** Start of Exercise data **
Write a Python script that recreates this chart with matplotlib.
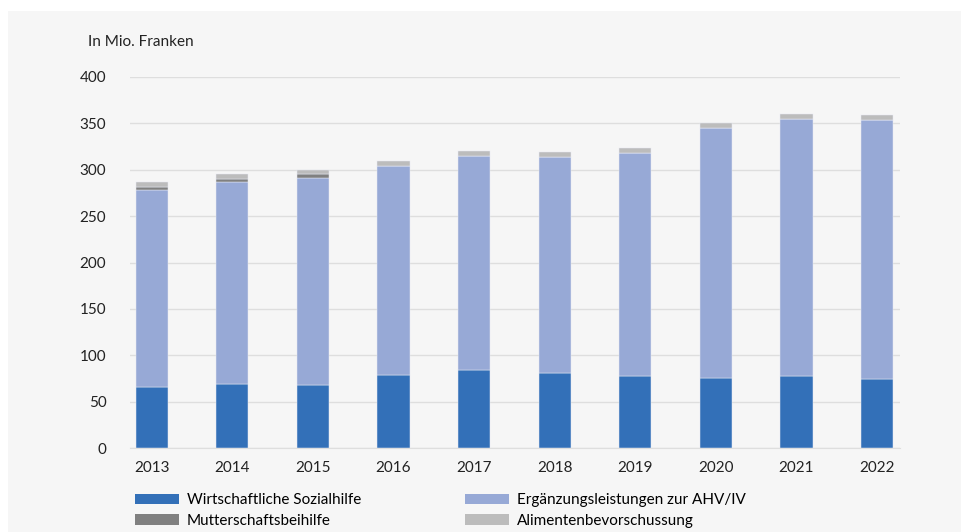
import numpy as np
import matplotlib
matplotlib.use('agg')
import matplotlib.pyplot as plt
from matplotlib.patches import Patch

plt.rc('font', family='Lato', size=11)

years = ['2013', '2014', '2015', '2016', '2017', '2018', '2019', '2020', '2021', '2022']
sozialhilfe = [66, 69, 68, 79, 84, 81, 78, 76, 78, 74]
ergaenzung = [212, 218, 223, 225, 231, 233, 240, 269, 277, 280]
mutterschaft = [3.5, 3.5, 4.3, 0, 0, 0, 0, 0, 0, 0]
alimente = [5, 5, 4.7, 5, 5, 5, 5, 5, 5, 5]

labels = ['Wirtschaftliche Sozialhilfe', 'Ergänzungsleistungen zur AHV/IV',
          'Mutterschaftsbeihilfe', 'Alimentenbevorschussung']
colors = ['#3370b8', '#97a9d6', '#808080', '#bcbcbc']
series = [sozialhilfe, ergaenzung, mutterschaft, alimente]

bg = '#f6f6f6'
fig = plt.figure(figsize=(9.62, 5.32), dpi=100, facecolor='white')
# grey panel behind the chart
fig.patches.append(plt.Rectangle((8/962, 0), 1, 1 - 11/532, transform=fig.transFigure,
                                 facecolor=bg, edgecolor='none', zorder=-10))
ax = fig.add_axes([130/962, 1-448/532, 770/962, 371/532])
ax.set_facecolor(bg)

x = np.arange(len(years))
bottom = np.zeros(len(years))
for vals, col, lab in zip(series, colors, labels):
    vals = np.array(vals, dtype=float)
    ax.bar(x, vals, width=0.4, bottom=bottom, color=col, edgecolor='#e6e9f2',
           linewidth=0.35, label=lab, zorder=3)
    bottom += vals

ax.set_ylim(0, 400)
ax.set_yticks(range(0, 401, 50))
ax.set_xlim(-0.27, 9.285)
ax.set_xticks(x)
ax.set_xticklabels(years)
ax.grid(axis='y', color='#dedede', linewidth=1, zorder=0)
for s in ['top', 'right', 'left']:
    ax.spines[s].set_visible(False)
ax.spines['bottom'].set_color('#dedede')
ax.tick_params(axis='y', length=0, pad=17, colors='#222222')
ax.tick_params(axis='x', length=0, pad=9, colors='#222222')

fig.text(88/962, 1-42/532, 'In Mio. Franken', ha='left', va='center', color='#222222')

order = [0, 2, 1, 3]
handles = [Patch(facecolor=colors[i], edgecolor='none') for i in order]
fig.legend(handles, [labels[i] for i in order], ncol=2, loc='upper left',
           bbox_to_anchor=(135/962, 1-493/532), frameon=False,
           handlelength=2.9, handleheight=0.65, handletextpad=0.5,
           columnspacing=6.8, labelspacing=0.45, borderaxespad=0, borderpad=0)

fig.savefig('out.png', dpi=100, facecolor='white')
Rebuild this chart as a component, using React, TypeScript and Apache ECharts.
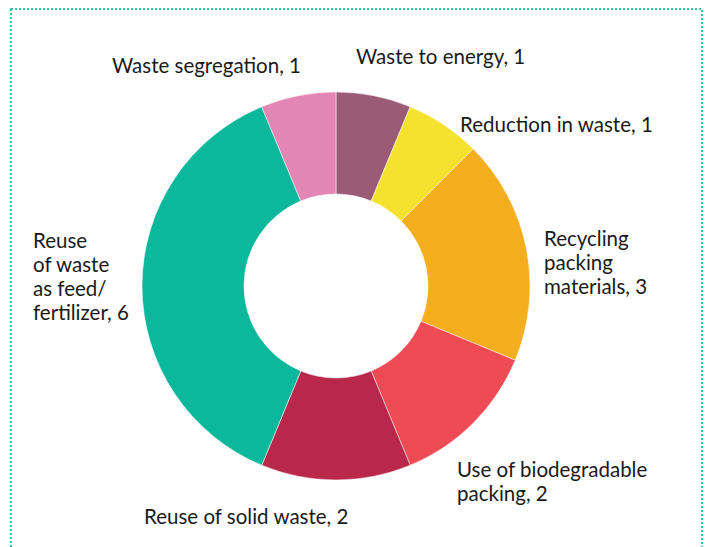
import React, { useEffect, useRef } from "react";
import * as echarts from "echarts";

const categories = [
  "Waste to energy",
  "Reduction in waste",
  "Recycling packing materials",
  "Use of biodegradable packing",
  "Reuse of solid waste",
  "Reuse of waste as feed/ fertilizer",
  "Waste segregation",
];
const labelTexts = [
  "Waste to energy",
  "Reduction in waste",
  "Recycling\npacking\nmaterials",
  "Use of biodegradable\npacking",
  "Reuse of solid waste",
  "Reuse\nof waste\nas feed/\nfertilizer",
  "Waste segregation",
];
const values = [1, 1, 3, 2, 2, 6, 1];
const colors = ["#9B5B77", "#F4E22E", "#F5AE1D", "#EF4B55", "#B9284B", "#0BB89C", "#E486B5"];

// label anchor (left x, vertical middle y) for each slice
const labelPos: [number, number][] = [
  [356, 56],
  [460, 124],
  [544, 262],
  [457, 481],
  [144, 516],
  [33, 276],
  [112, 65],
];

export default function App() {
  const ref = useRef<HTMLDivElement>(null);
  useEffect(() => {
    if (!ref.current) return;
    const chart = echarts.init(ref.current, null, { renderer: "svg" });
    chart.setOption({
      animation: false,
      backgroundColor: "#ffffff",
      graphic: [
        {
          type: "rect",
          shape: { x: 11, y: 9, width: 691, height: 600 },
          style: { fill: "none", stroke: "#2EC4A6", lineWidth: 2, lineDash: [2, 2] },
          silent: true,
        },
      ],
      series: [
        {
          type: "pie",
          center: [336, 286],
          radius: [92, 194],
          startAngle: 90,
          clockwise: true,
          avoidLabelOverlap: false,
          itemStyle: { borderColor: "#ffffff", borderWidth: 0.5 },
          label: {
            show: true,
            position: "outside",
            fontFamily: "Lato",
            fontSize: 20.5,
            lineHeight: 24,
            color: "#1a1a1a",
            formatter: (p: any) => `${labelTexts[p.dataIndex]}, ${p.value}`,
          },
          labelLine: { show: false },
          labelLayout: (p: any) => ({
            x: labelPos[p.dataIndex][0],
            y: labelPos[p.dataIndex][1],
            align: "left",
            verticalAlign: "middle",
          }),
          data: categories.map((c, i) => ({
            name: c,
            value: values[i],
            itemStyle: { color: colors[i] },
          })),
        },
      ],
    });
    return () => chart.dispose();
  }, []);
  return (
    <div
      ref={ref}
      style={{ position: "fixed", left: 0, top: 0, width: 708, height: 547 }}
    />
  );
}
** End of Exercise data **
== Do this ==
Restate only the lines running from the start of the material above through the line containing "alimente = [5, 5, 4.7, 5, 5, 5, 5, 5, 5, 5]", ends included. No pictures.

== Solution to this task ==
Write a Python script that recreates this chart with matplotlib.
import numpy as np
import matplotlib
matplotlib.use('agg')
import matplotlib.pyplot as plt
from matplotlib.patches import Patch

plt.rc('font', family='Lato', size=11)

years = ['2013', '2014', '2015', '2016', '2017', '2018', '2019', '2020', '2021', '2022']
sozialhilfe = [66, 69, 68, 79, 84, 81, 78, 76, 78, 74]
ergaenzung = [212, 218, 223, 225, 231, 233, 240, 269, 277, 280]
mutterschaft = [3.5, 3.5, 4.3, 0, 0, 0, 0, 0, 0, 0]
alimente = [5, 5, 4.7, 5, 5, 5, 5, 5, 5, 5]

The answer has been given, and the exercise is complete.